Esta pequena notinha escondida no caderno de economia do Estadão de hoje trata de um grave problema: a oferta de energia “limpa” (e vocês vão entender daqui a pouco porque coloquei o “limpa” entre aspas).
O Brasil tem uma das maiores ofertas de energia “limpa” no mundo. Nos países desenvolvidos do hemisfério norte, grande parte da energia elétrica é produzida em usinas termoelétricas a carvão ou óleo. Ou seja, usinas que produzem gases de efeito estufa (esta é a definição de energia “não limpa”, aquela que contribui para o chamado aquecimento global. Ou, mais modernamente, “mudanças climáticas”).
Sempre achei curioso o esforço e foco na substituição dos automóveis movidos a gasolina por carros elétricos. Sim, melhora a poluição nas cidades, sem dúvida, mas esse não é o coração da pauta ambientalista. O problema é o “aquecimento global”. Se o carro elétrico é alimentado por energia gerada por usinas termoelétricas, a quantidade de gases de efeito estufa deveria ser o mesmo. Afinal, para a mesma unidade de energia, é necessário liberar a mesma unidade de calor. Só muda o lugar onde esses gases são liberados. E, como se trata de aquecimento GLOBAL, se está no globo, tanto faz onde o gás é liberado, o efeito para o aquecimento deveria ser o mesmo.

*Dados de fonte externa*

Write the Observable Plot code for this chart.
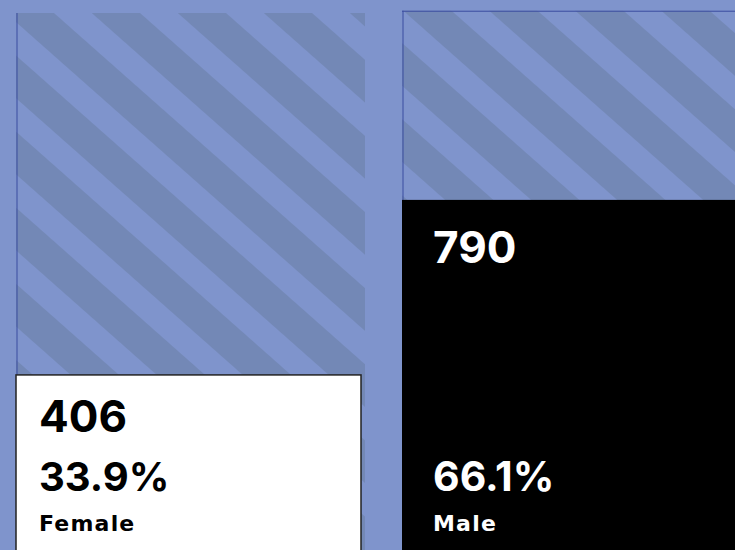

As usinas hidroelétricas (e também as solares e eólicas) têm uma outra lógica: transformam energia contida em outros elementos que não o óleo ou carvão combustível para gerar energia elétrica. Por isso, são consideradas energias “limpas”.
Essa notinha sobre Belo Monte mostra que essa energia não é tão limpa assim. Para gerá-la, foi necessário mudar o regime de águas de um trecho do Rio Xingu, matando a flora e a fauna da região e levando a fome aos indígenas e populações ribeirinhas (veja matéria sobre o assunto nos comentários). E isso porque Belo Monte inundou apenas um terço do território que Itaipu, por exemplo, teve que inundar. Por isso, dizemos que Belo Monte é uma usina a “fio d’água”, depende menos de reservatórios que mudam o ecossistema da região.
Pois bem. Belo Monte gera energia que não contribui para o aquecimento global. Por outro lado, gera impactos bastante negativos no ecossistema da região. Podemos classificá-la como “energia limpa”?
Não existe isso a que chamam de “energia limpa”. Existe energia mais ou menos suja. Toda energia, para ser gerada, causa algum tipo de impacto no ambiente. Qualquer ser vivo causa impacto no ambiente. O ser humano muito mais, pois aprendeu a desenvolver máquinas para o seu próprio conforto. O problema não é a fonte de energia. O problema é a necessidade de gerar um montante de energia proporcional ao conforto requerido.
Belo Monte vai liberar água por ordem do Ibama para salvar a fauna, a flora e as populações ribeirinhas. Como, no entanto, as populações nas cidades continuarão fazendo questão de ligar seus aparelhos de ar-condicionado, Belo Monte vai precisar comprar energia adicional de usinas termoelétricas. Resultado: troca-se uma energia suja por outra energia suja. Trata-se de um trade off, que vai continuar existindo enquanto nós, todos nós, continuarmos a insistir em viver no máximo conforto possível.
Por isso, sou cético com relação a iniciativas de geração de “energia limpa”. Geração de energia sempre vai “sujar” o meio ambiente, de uma maneira ou de outra. O problema está na demanda, não na oferta. Enquanto nós, seres humanos, quisermos um refresco no verão e um aquecimento no inverno, alguma energia precisará ser gerada. E geração de energia degrada o meio ambiente, de uma maneira ou de outra.
Ah, e claro, a energia deve ser gerada da forma mais barata possível. Afinal a desigualdade social também é um problema, lembra?